Le Secours catholique a publié le 13 octobre 2023 un rapport, Un boulot de dingue, qui met l’accent sur toute la partie cachée des efforts et de l’énergie que ces personnes doivent déployer pour s’assurer une vie digne.
C’est pourquoi le délégué du Secours catholique prône plutôt un accompagnement global et personnalisé. Et pour la question du déficit public à combler, Antoine Aumonier a une solution toute trouvée : “Il vaut mieux chercher [l’argent] là où il est abondant plutôt que là où les gens ont le plus besoin d’aide”.
On plaide pour qu’avant de se lancer dans des réformes comme celles-ci, on se mette à l’écoute des demandeurs d’emplois, des personnes concernées.

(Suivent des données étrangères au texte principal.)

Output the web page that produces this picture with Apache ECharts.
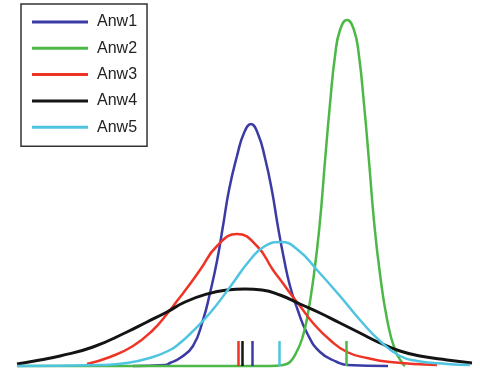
<!DOCTYPE html>
<html>
<head>
<meta charset="utf-8">
<script src="https://cdn.jsdelivr.net/npm/echarts@6/dist/echarts.min.js"></script>
<style>
html,body{margin:0;padding:0;background:#fff;}
#c{width:480px;height:372px;}
</style>
</head>
<body>
<div id="c"></div>
<script>
// Series names
const names = ['Anw1', 'Anw2', 'Anw3', 'Anw4', 'Anw5'];
// Curve points: [x, density height]
const anw1 = [[133,0],[165,1],[170,3],[180,8],[193,20],[203,46],[210,73],[217,105],[223,140],[229,176],[237,210],[244,233],[251,242],[258,232],[265,208],[272,175],[278,139],[284,107],[290,80],[297,58],[307,33],[320,14],[337,4],[347,1],[388,0]];
const anw2 = [[17,0],[270,0],[283,1],[290,4],[297,15],[302,27],[307,47],[314,92],[320,145],[325,205],[330,262],[335,310],[340,336],[347,346],[354,336],[359,310],[364,262],[369,205],[374,145],[380,92],[387,47],[395,16],[403,2],[405,0]];
const anw3 = [[87,2],[110,9],[133,20],[153,36],[167,52],[177,65],[187,78],[200,96],[217,120],[237,132],[257,120],[273,96],[282,84],[290,73],[300,60],[313,43],[330,26],[347,14],[367,8],[390,4],[437,1]];
const anw4 = [[17,2],[40,6],[60,10],[93,19],[127,34],[147,44],[167,54],[185,64],[207,72],[227,76],[245,77],[262,76],[280,71],[300,62],[320,53],[340,43],[360,33],[380,23],[400,15],[420,10],[447,6],[472,3]];
const anw5 = [[17,0],[100,1],[127,3],[153,9],[170,16],[180,23],[190,32],[210,53],[230,79],[250,106],[265,120],[281,124],[298,116],[317,96],[340,70],[360,46],[380,25],[400,10],[417,5],[447,2],[470,1]];
// Mean markers (x position) and marker height
const means = [252, 346, 238, 242, 279];
const markH = 25;

const colors = ['#3b3ba6', '#4cb847', '#ee3424', '#141414', '#4fc4e0'];
const widths = [2.5, 2.5, 2.5, 3, 2.5];
const curves = [anw1, anw2, anw3, anw4, anw5];

const chart = echarts.init(document.getElementById('c'), null, {renderer: 'canvas'});
const series = names.map((n, i) => ({
  name: n,
  type: 'line',
  data: curves[i],
  showSymbol: false,
  smooth: 0.5,
  clip: false,
  lineStyle: {color: colors[i], width: widths[i]},
  itemStyle: {color: colors[i]},
  z: 2 + i,
  markLine: {
    silent: true,
    symbol: 'none',
    label: {show: false},
    animation: false,
    lineStyle: {color: colors[i], width: 2.5, type: 'solid'},
    data: [[{coord: [means[i], 0]}, {coord: [means[i], markH]}]]
  }
}));

chart.setOption({
  animation: false,
  backgroundColor: '#fff',
  grid: {left: 17, right: 8, top: 0, bottom: 6},
  xAxis: {type: 'value', min: 17, max: 472, show: false},
  yAxis: {type: 'value', min: 0, max: 366, show: false},
  legend: {
    data: names,
    orient: 'vertical',
    left: 21,
    top: 4,
    padding: [8, 10, 9, 11],
    itemWidth: 56,
    itemHeight: 3,
    icon: 'rect',
    itemGap: 6.3,
    borderColor: '#333',
    borderWidth: 1.5,
    backgroundColor: '#fff',
    textStyle: {fontFamily: 'Liberation Sans', fontSize: 16, color: '#222', lineHeight: 20, padding: [0, 0, 0, 4]}
  },
  series: series
});
</script>
</body>
</html>
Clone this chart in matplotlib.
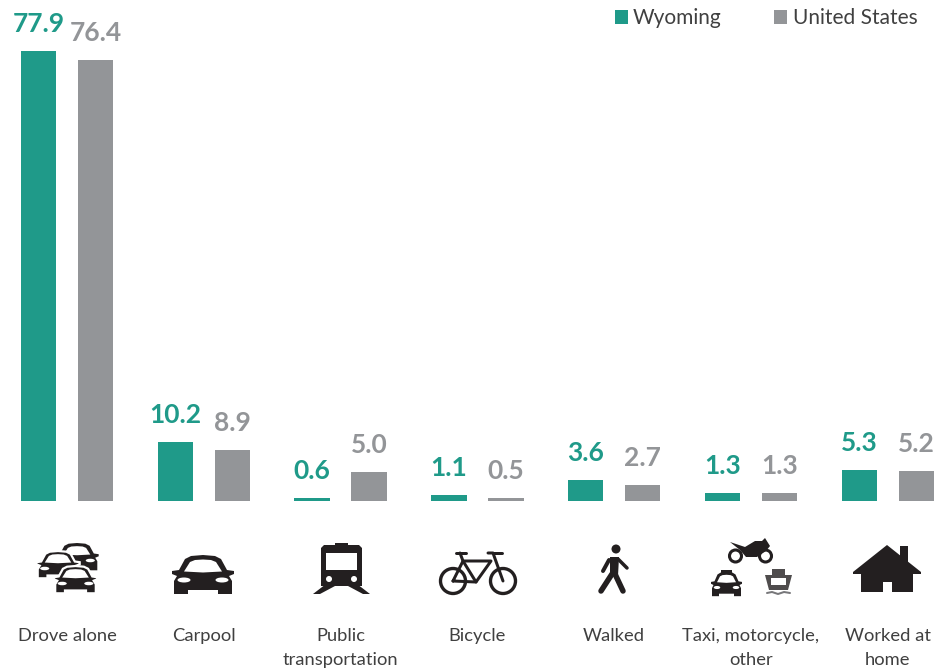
import matplotlib
matplotlib.use("Agg")
import numpy as np
import matplotlib.pyplot as plt
from matplotlib.patches import Polygon, Circle, Ellipse, Rectangle

categories = ["Drove alone", "Carpool", "Public\ntransportation", "Bicycle", "Walked",
              "Taxi, motorcycle,\nother", "Worked at\nhome"]
wyoming = [77.9, 10.2, 0.6, 1.1, 3.6, 1.3, 5.3]
united_states = [76.4, 8.9, 5.0, 0.5, 2.7, 1.3, 5.2]
series_names = ["Wyoming", "United States"]

TEAL = "#1f9a89"
GRAY = "#939598"
TEXT = "#404040"
ICON = "#231f20"
W, H = 937, 671

plt.rcParams["font.family"] = ["Lato", "Open Sans", "DejaVu Sans"]

fig = plt.figure(figsize=(W / 100, H / 100), dpi=100)

# bars: one x unit = one group, baseline sits at y=501px
step = 136.8
base_px = 501
ax = fig.add_axes([0, 1 - base_px / H, 1, base_px / H])
ax.set_xlim(-67 / step, (W - 67) / step)
ax.set_ylim(0, base_px / (450 / 77.9))
x = np.arange(len(categories))
bar_w = 35.5 / step
off = 28.5 / step
b1 = ax.bar(x - off, wyoming, bar_w, color=TEAL)
b2 = ax.bar(x + off, united_states, bar_w, color=GRAY)
for bars, vals, col in [(b1, wyoming, TEAL), (b2, united_states, GRAY)]:
    for r, v in zip(bars, vals):
        ax.annotate(f"{v:.1f}", (r.get_x() + r.get_width() / 2, v), xytext=(0, 13.7),
                    textcoords="offset points", ha="center", va="baseline",
                    fontsize=19, fontweight="bold", color=col)
ax.set_xticks(x, categories, fontsize=13.2, color=TEXT, linespacing=1.62)
ax.tick_params(axis="x", length=0, pad=91.5)
ax.set_yticks([])
for s in ax.spines.values():
    s.set_visible(False)
ax.patch.set_alpha(0)

# overlay in pixel coordinates for the legend and the icons
ov = fig.add_axes([0, 0, 1, 1])
ov.set_xlim(0, W)
ov.set_ylim(H, 0)
ov.axis("off")

for sx, tx, col, name in [(615, 633, TEAL, series_names[0]), (774, 793, GRAY, series_names[1])]:
    ov.add_patch(Rectangle((sx, 10), 13.5, 14, color=col, lw=0))
    ov.text(tx, 24, name, fontsize=15, color=TEXT, va="baseline", ha="left")


def car(cx, top, sx=1.0, sy=1.0, edge=None, z=3):
    """Front view car, 62x39 px at scale 1."""
    half = [(0, 0), (12, 1), (18, 4), (24, 15), (31, 16), (31, 19), (26, 21), (29, 26),
            (29, 39), (15, 39), (15, 35)]
    pts = half + [(-u, v) for u, v in half[::-1][:-1]]
    P = lambda p: [(cx + u * sx, top + v * sy) for u, v in p]
    ov.add_patch(Polygon(P(pts), fc=ICON, ec=edge or "none", lw=1.6 if edge else 0, zorder=z))
    win = [(-19, 16.5), (-13, 7), (-8, 5), (0, 4.5), (8, 5), (13, 7), (19, 16.5), (0, 17.5)]
    ov.add_patch(Polygon(P(win), fc="white", lw=0, zorder=z))
    for s in (-1, 1):
        ov.add_patch(Ellipse((cx + s * 19 * sx, top + 25 * sy), 13 * sx, 5 * sy, fc="white", lw=0, zorder=z))


def stroke(pts, lw_px, col=ICON, cap="round"):
    xs, ys = zip(*pts)
    ov.plot(xs, ys, color=col, lw=lw_px * 0.72, solid_capstyle=cap, solid_joinstyle="round", zorder=3)


# drove alone
car(77, 543, 0.7, 0.7, z=3)
car(58, 551, 0.7, 0.7, edge="white", z=4)
car(75.5, 566, 0.7, 0.7, edge="white", z=5)
# carpool
car(203, 555)
# train
ov.add_patch(Rectangle((335, 543), 13, 4, fc=ICON, lw=0))
ov.add_patch(Polygon([(321, 548), (324, 545), (359, 545), (362, 548), (362, 586), (321, 586)], fc=ICON, lw=0))
ov.add_patch(Rectangle((326, 553), 31, 17, fc="white", lw=0))
for c in (329, 354):
    ov.add_patch(Circle((c, 579), 3, fc="white", lw=0, zorder=3))
ov.add_patch(Polygon([(313, 594), (320, 594), (335, 586), (326, 584)], fc=ICON, lw=0))
ov.add_patch(Polygon([(370, 594), (363, 594), (348, 586), (357, 584)], fc=ICON, lw=0))
# bicycle
for c in (453, 503):
    ov.add_patch(Circle((c, 581), 12.5, fc="none", ec=ICON, lw=2.4, zorder=3))
stroke([(453, 581), (463, 561), (491, 561), (476, 582), (453, 581)], 3)
stroke([(460, 553), (463, 561), (476, 582)], 3)
stroke([(503, 581), (493, 553), (488, 553)], 3)
stroke([(456, 553), (466, 553)], 3)
stroke([(493, 553), (502, 553)], 3)
# walker
ov.add_patch(Circle((616, 549), 4.5, fc=ICON, lw=0))
ov.add_patch(Polygon([(610, 557), (619, 557), (618, 576), (610, 576)], fc=ICON, lw=0))
stroke([(612, 574), (601, 591)], 5.5)
stroke([(615, 574), (623, 591)], 5.5)
stroke([(609, 560), (603, 571)], 4)
stroke([(618, 559), (627, 568)], 3.5)
# motorcycle
for c in (735.5, 765.5):
    ov.add_patch(Circle((c, 556), 6, fc="none", ec=ICON, lw=2.2, zorder=3))
ov.add_patch(Polygon([(730, 542), (745, 547), (755, 541), (762, 541), (765, 538), (770, 546), (766, 551),
                      (757, 557), (746, 557), (740, 550)], fc=ICON, lw=0, zorder=4))
# taxi
ov.add_patch(Rectangle((721, 570), 11, 3, fc=ICON, lw=0))
car(726.5, 572, 0.5, 0.62)
# ferry
ov.add_patch(Rectangle((772, 569), 13, 6, fc=ICON, lw=0, alpha=0.8))
ov.add_patch(Polygon([(765, 575), (792, 575), (788, 590), (769, 590)], fc=ICON, lw=0, alpha=0.8))
ov.add_patch(Rectangle((771, 578), 15, 7, fc="white", lw=0, zorder=3))
stroke([(767, 593), (772, 592), (778, 594), (784, 592), (790, 593)], 2, col="#77777a")
# house
ov.add_patch(Rectangle((900, 546), 8, 20, fc=ICON, lw=0))
ov.add_patch(Polygon([(887, 545), (921, 572), (921, 574), (913, 574), (913, 592), (892, 592), (892, 582),
                      (883, 582), (883, 592), (861, 592), (861, 574), (853, 574), (853, 572)], fc=ICON, lw=0))

fig.savefig("out.png", dpi=100)
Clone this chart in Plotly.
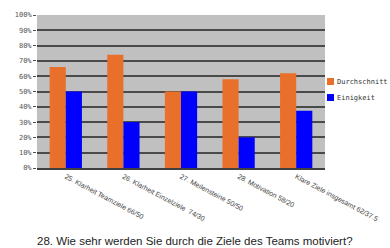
import plotly.graph_objects as go

categories = [
    "25. Klarheit Teamziele 66/50",
    "26. Klarheit Einzelziele  74/30",
    "27. Meilensteine 50/50",
    "28. Motivation 58/20",
    "Klare Ziele insgesamt 62/37.5",
]
durchschnitt = [66, 74, 50, 58, 62]
einigkeit = [50, 30, 50, 20, 37.5]
y_ticks = [0, 10, 20, 30, 40, 50, 60, 70, 80, 90, 100]
y_tick_labels = [f"{v}%" for v in y_ticks]

ORANGE = "#E8702A"
BLUE = "#0000FF"

fig = go.Figure()
fig.add_trace(go.Bar(x=categories, y=durchschnitt, name="Durchschnitt",
                     marker=dict(color=ORANGE, line=dict(width=0))))
fig.add_trace(go.Bar(x=categories, y=einigkeit, name="Einigkeit",
                     marker=dict(color=BLUE, line=dict(width=0))))

fig.update_layout(
    width=390, height=248,
    margin=dict(l=37, r=65, t=15, b=80, autoexpand=False),
    paper_bgcolor="white",
    plot_bgcolor="#C0C0C0",
    barmode="group",
    bargap=0.44,
    bargroupgap=0,
    showlegend=False,
    font=dict(family="Liberation Sans", color="#333"),
)
fig.update_xaxes(
    type="category",
    automargin=False,
    tickangle=28,
    tickfont=dict(family="Liberation Sans", size=7, color="#444"),
    showgrid=False,
    showline=True, linecolor="#404040", linewidth=2,
    ticks="",
)
fig.update_yaxes(
    automargin=False,
    range=[0, 100],
    tickvals=y_ticks,
    ticktext=y_tick_labels,
    tickfont=dict(family="DejaVu Sans Mono", size=7, color="#555"),
    showgrid=True, gridcolor="#4a4a4a", gridwidth=1.5,
    zeroline=False,
    showline=False,
    ticks="outside", ticklen=3, tickcolor="#505050",
)

# manual legend
legend_items = [("Durchschnitt", ORANGE, 81.5), ("Einigkeit", BLUE, 97.5)]
for label, col, ypx in legend_items:
    fig.add_shape(type="rect", xref="paper", yref="paper",
                  x0=1 + (327 - 325) / 288, x1=1 + (334 - 325) / 288,
                  y0=(168 - ypx - 3.5) / 153, y1=(168 - ypx + 3.5) / 153,
                  fillcolor=col, line=dict(width=0))
    fig.add_annotation(xref="paper", yref="paper",
                       x=1 + (335 - 325) / 288, y=(168 - ypx) / 153,
                       xanchor="left", yanchor="middle", showarrow=False,
                       text=label,
                       font=dict(family="DejaVu Sans Mono", size=7, color="#333"))

fig.add_annotation(xref="paper", yref="paper", x=(195 - 37) / 288,
                   y=(168 - 241) / 153, xanchor="center", yanchor="middle",
                   showarrow=False,
                   text="28. Wie sehr werden Sie durch die Ziele des Teams motiviert?",
                   font=dict(family="Liberation Sans", size=11.5, color="#222"))

fig.write_html("out.html",
               config={"displayModeBar": False},
               post_script="document.body.style.margin='0';document.body.style.overflow='hidden';")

Antoine Aumonier, délégué du Secours catholique de Franche-Comté.
Alain Tamboloni, président de l’association Agir ensemble contre le chômage à Besançon (Doubs), se dit révolté : “Pour nous, ce n’est vraiment pas acceptable, car parmi les chômeurs, certains ont de très petits revenus. Certains touchent 600 euros de droit au chômage”. D’après lui, ce gouvernement “c’est le contraire de Robin des bois, il prend aux pauvres pour donner aux riches”. Il ajoute : “Il veut supprimer l’ASS [allocation spécifique de solidarité] pour qu’ils tombent au RSA [revenu de solidarité active]”.
42, 6 % des demandeurs d'emploi touchent leur indemnité
Le président de l’association anticipe déjà des actions : “On va sûrement faire des occupations”. Mais il ne se fait pas d’illusions : “Regardez, les manifestations pour [la réforme des] retraites, les Français s’étaient bien exprimés, mais ça s’était bien fait quand même. On a affaire à des comédiens malfaisants”.
Patrick Boccara, président de la Croix-Rouge du Doubs, ne voit que trop bien les conséquences de la mise en application de cette réforme : “Ça va probablement augmenter la quantité de personnes en situation de précarité et on va se retrouver avec plus de bénéficiaires des services sociaux et de l’aide alimentaire”.
Au troisième trimestre 2023, sur 6,1 millions de demandeurs d’emploi inscrits à France Travail (toutes catégories confondues), seuls 2,6 millions étaient indemnisés (42,6 %) selon les données de l’Unédic. Le montant moyen de l’allocation est de 1 033 euros nets par mois.
Cette réforme sera la troisième révision de l’assurance-chômage en six ans, faisant suite à deux réformes contestées en 2019 et 2023. Celles-ci avaient globalement augmenté la durée de cotisation et réduit les indemnités.